> _Data provided_:
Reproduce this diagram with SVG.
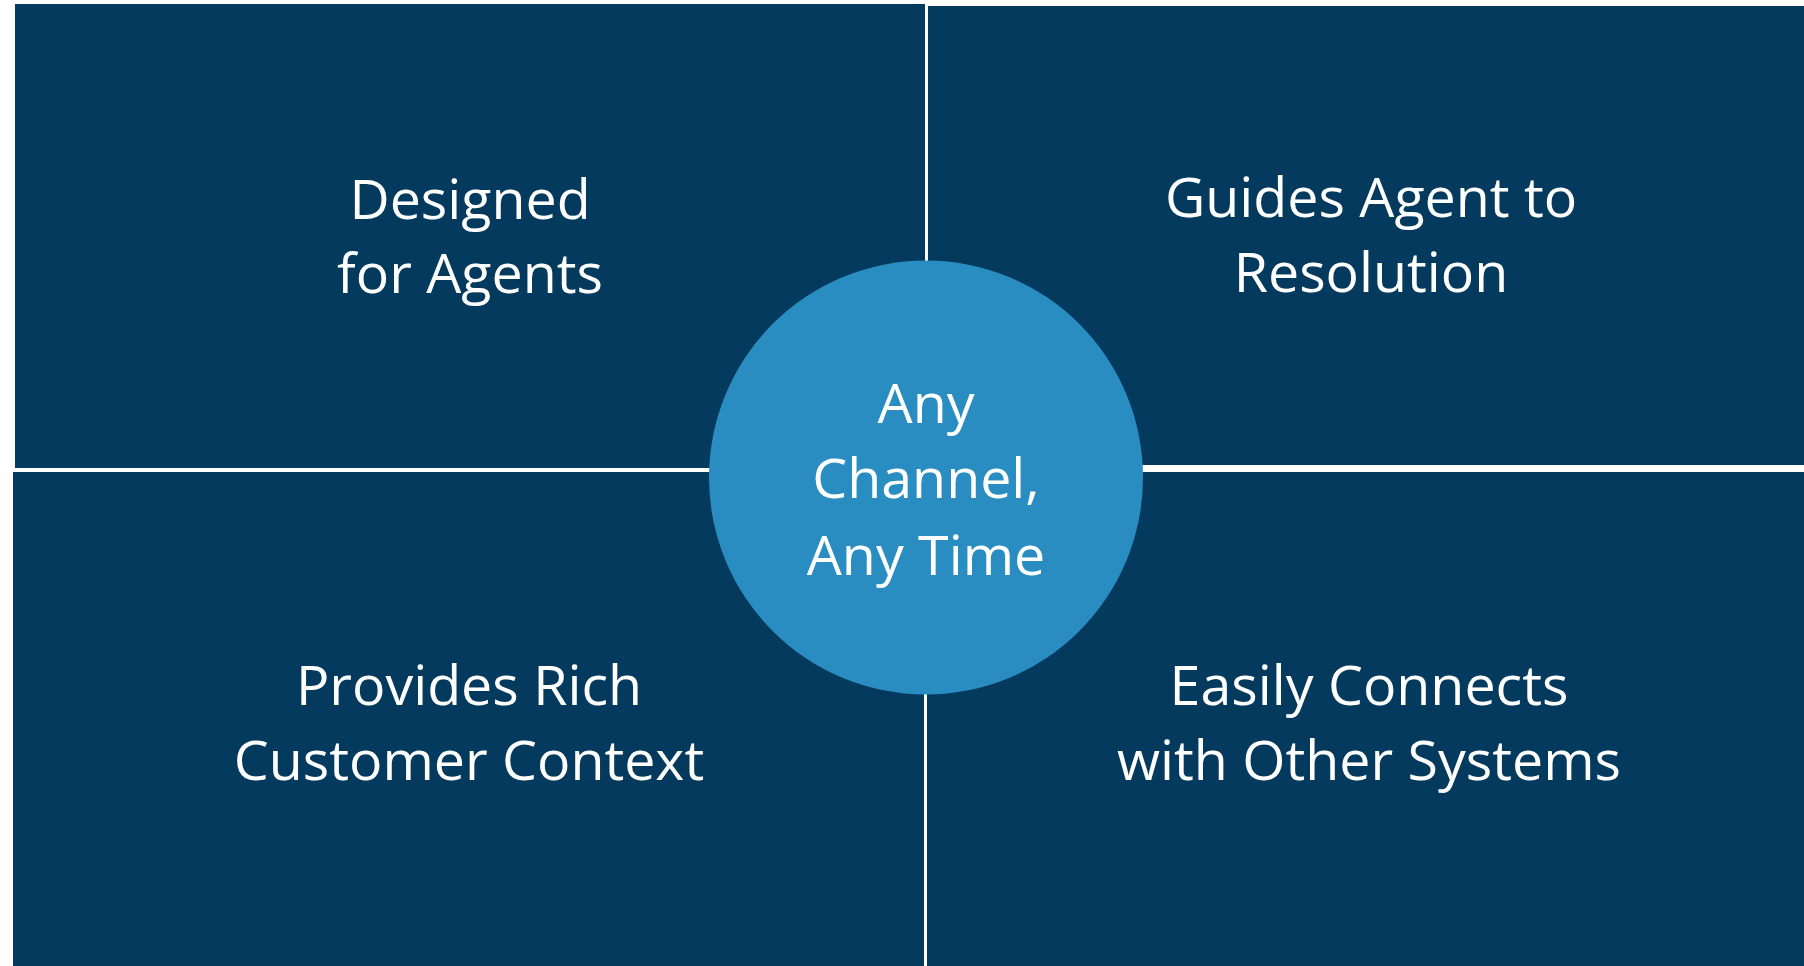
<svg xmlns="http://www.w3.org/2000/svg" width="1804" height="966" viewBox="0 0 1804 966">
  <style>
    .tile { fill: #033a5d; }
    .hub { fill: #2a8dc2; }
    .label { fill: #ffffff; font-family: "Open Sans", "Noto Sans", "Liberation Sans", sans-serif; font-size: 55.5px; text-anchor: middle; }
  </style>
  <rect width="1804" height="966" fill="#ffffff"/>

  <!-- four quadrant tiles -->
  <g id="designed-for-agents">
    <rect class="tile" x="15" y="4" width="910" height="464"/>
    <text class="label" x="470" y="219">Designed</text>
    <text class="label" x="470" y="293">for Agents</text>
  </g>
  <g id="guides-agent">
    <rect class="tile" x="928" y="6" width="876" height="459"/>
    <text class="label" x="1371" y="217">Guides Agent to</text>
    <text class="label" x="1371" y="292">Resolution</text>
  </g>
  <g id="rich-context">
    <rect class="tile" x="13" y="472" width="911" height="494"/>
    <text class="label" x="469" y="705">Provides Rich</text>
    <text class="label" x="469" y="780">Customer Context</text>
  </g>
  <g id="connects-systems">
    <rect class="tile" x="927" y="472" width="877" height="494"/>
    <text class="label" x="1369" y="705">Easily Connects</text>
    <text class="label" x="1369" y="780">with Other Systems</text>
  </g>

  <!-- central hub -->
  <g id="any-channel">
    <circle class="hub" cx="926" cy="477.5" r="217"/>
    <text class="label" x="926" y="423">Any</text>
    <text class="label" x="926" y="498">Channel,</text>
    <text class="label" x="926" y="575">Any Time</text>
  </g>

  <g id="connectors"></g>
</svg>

> _Your goal_: Reproduce the material above verbatim; omit every picture.

> _Finished exercise_:
Reproduce this diagram with SVG.
<svg xmlns="http://www.w3.org/2000/svg" width="1804" height="966" viewBox="0 0 1804 966">
  <style>
    .tile { fill: #033a5d; }
    .hub { fill: #2a8dc2; }
    .label { fill: #ffffff; font-family: "Open Sans", "Noto Sans", "Liberation Sans", sans-serif; font-size: 55.5px; text-anchor: middle; }
  </style>
  <rect width="1804" height="966" fill="#ffffff"/>

  <!-- four quadrant tiles -->
  <g id="designed-for-agents">
    <rect class="tile" x="15" y="4" width="910" height="464"/>
    <text class="label" x="470" y="219">Designed</text>
    <text class="label" x="470" y="293">for Agents</text>
  </g>
  <g id="guides-agent">
    <rect class="tile" x="928" y="6" width="876" height="459"/>
    <text class="label" x="1371" y="217">Guides Agent to</text>
    <text class="label" x="1371" y="292">Resolution</text>
  </g>
  <g id="rich-context">
    <rect class="tile" x="13" y="472" width="911" height="494"/>
    <text class="label" x="469" y="705">Provides Rich</text>
    <text class="label" x="469" y="780">Customer Context</text>
  </g>
  <g id="connects-systems">
    <rect class="tile" x="927" y="472" width="877" height="494"/>
    <text class="label" x="1369" y="705">Easily Connects</text>
    <text class="label" x="1369" y="780">with Other Systems</text>
  </g>

  <!-- central hub -->
  <g id="any-channel">
    <circle class="hub" cx="926" cy="477.5" r="217"/>
    <text class="label" x="926" y="423">Any</text>
    <text class="label" x="926" y="498">Channel,</text>
    <text class="label" x="926" y="575">Any Time</text>
  </g>

  <g id="connectors"></g>
</svg>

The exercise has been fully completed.